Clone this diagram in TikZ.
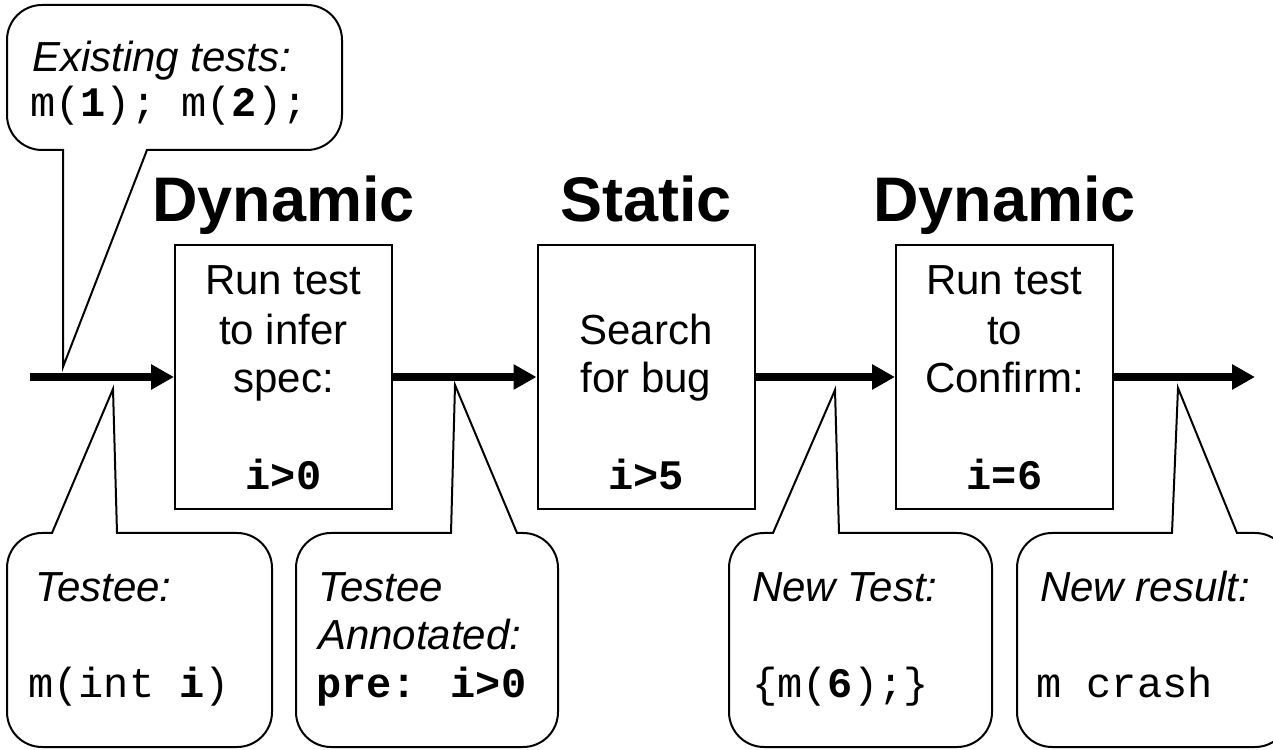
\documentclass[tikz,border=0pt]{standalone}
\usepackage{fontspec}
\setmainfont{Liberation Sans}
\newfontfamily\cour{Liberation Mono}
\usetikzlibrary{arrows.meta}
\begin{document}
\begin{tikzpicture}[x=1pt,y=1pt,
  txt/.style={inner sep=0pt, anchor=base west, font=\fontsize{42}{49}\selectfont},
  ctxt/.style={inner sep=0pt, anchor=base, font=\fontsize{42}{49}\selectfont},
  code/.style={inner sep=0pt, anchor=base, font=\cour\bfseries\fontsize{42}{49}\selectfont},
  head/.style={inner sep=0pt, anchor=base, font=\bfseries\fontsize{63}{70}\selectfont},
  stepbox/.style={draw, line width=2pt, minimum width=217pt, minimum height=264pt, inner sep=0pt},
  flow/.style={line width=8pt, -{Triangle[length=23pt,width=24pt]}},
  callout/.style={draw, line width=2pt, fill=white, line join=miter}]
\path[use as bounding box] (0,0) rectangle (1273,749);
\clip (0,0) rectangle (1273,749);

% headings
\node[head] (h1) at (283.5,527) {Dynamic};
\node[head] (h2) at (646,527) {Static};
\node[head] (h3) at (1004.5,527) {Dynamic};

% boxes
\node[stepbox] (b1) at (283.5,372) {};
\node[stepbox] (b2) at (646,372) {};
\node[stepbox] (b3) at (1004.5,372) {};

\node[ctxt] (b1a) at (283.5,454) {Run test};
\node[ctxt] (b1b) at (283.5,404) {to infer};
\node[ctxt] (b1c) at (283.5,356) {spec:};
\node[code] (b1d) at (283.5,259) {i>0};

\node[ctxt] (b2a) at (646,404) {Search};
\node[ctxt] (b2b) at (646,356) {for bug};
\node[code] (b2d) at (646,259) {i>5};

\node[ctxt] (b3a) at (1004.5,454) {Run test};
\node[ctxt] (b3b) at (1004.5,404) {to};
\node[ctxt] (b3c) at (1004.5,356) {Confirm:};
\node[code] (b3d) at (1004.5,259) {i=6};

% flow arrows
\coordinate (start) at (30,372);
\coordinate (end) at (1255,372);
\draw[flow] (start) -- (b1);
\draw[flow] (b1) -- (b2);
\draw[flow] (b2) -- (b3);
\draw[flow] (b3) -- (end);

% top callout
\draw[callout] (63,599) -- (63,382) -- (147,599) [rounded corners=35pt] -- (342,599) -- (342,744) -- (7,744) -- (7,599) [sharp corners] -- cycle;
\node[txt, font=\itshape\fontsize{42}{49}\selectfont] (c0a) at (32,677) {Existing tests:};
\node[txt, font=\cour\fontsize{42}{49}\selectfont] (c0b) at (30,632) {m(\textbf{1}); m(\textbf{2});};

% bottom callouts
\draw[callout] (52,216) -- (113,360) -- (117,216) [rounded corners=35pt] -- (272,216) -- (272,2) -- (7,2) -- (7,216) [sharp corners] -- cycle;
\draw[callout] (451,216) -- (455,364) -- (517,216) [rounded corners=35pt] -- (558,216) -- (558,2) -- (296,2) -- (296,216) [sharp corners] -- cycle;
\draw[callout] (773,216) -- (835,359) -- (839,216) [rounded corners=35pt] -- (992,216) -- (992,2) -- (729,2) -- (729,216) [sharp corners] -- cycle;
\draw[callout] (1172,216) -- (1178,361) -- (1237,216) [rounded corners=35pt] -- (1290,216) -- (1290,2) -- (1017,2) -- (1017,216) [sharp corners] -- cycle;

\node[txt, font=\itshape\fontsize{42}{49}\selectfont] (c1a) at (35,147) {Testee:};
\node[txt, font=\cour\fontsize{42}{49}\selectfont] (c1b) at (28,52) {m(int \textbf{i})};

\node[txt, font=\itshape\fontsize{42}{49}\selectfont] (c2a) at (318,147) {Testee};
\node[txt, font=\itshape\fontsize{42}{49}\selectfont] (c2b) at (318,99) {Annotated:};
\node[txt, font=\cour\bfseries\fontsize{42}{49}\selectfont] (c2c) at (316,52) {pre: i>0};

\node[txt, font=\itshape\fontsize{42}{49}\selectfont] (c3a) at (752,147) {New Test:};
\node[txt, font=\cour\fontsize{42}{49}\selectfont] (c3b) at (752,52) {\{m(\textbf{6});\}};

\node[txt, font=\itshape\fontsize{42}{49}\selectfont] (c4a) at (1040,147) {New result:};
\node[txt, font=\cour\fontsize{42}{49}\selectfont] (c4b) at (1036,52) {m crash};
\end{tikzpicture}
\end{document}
============
■ Written exercise
Your task is to return the lines above, from the first one up to and including the line containing "(b1d) at (283.5,259)", minus any pictures.

■ Exercise solution
Clone this diagram in TikZ.
\documentclass[tikz,border=0pt]{standalone}
\usepackage{fontspec}
\setmainfont{Liberation Sans}
\newfontfamily\cour{Liberation Mono}
\usetikzlibrary{arrows.meta}
\begin{document}
\begin{tikzpicture}[x=1pt,y=1pt,
  txt/.style={inner sep=0pt, anchor=base west, font=\fontsize{42}{49}\selectfont},
  ctxt/.style={inner sep=0pt, anchor=base, font=\fontsize{42}{49}\selectfont},
  code/.style={inner sep=0pt, anchor=base, font=\cour\bfseries\fontsize{42}{49}\selectfont},
  head/.style={inner sep=0pt, anchor=base, font=\bfseries\fontsize{63}{70}\selectfont},
  stepbox/.style={draw, line width=2pt, minimum width=217pt, minimum height=264pt, inner sep=0pt},
  flow/.style={line width=8pt, -{Triangle[length=23pt,width=24pt]}},
  callout/.style={draw, line width=2pt, fill=white, line join=miter}]
\path[use as bounding box] (0,0) rectangle (1273,749);
\clip (0,0) rectangle (1273,749);

% headings
\node[head] (h1) at (283.5,527) {Dynamic};
\node[head] (h2) at (646,527) {Static};
\node[head] (h3) at (1004.5,527) {Dynamic};

% boxes
\node[stepbox] (b1) at (283.5,372) {};
\node[stepbox] (b2) at (646,372) {};
\node[stepbox] (b3) at (1004.5,372) {};

\node[ctxt] (b1a) at (283.5,454) {Run test};
\node[ctxt] (b1b) at (283.5,404) {to infer};
\node[ctxt] (b1c) at (283.5,356) {spec:};
\node[code] (b1d) at (283.5,259) {i>0};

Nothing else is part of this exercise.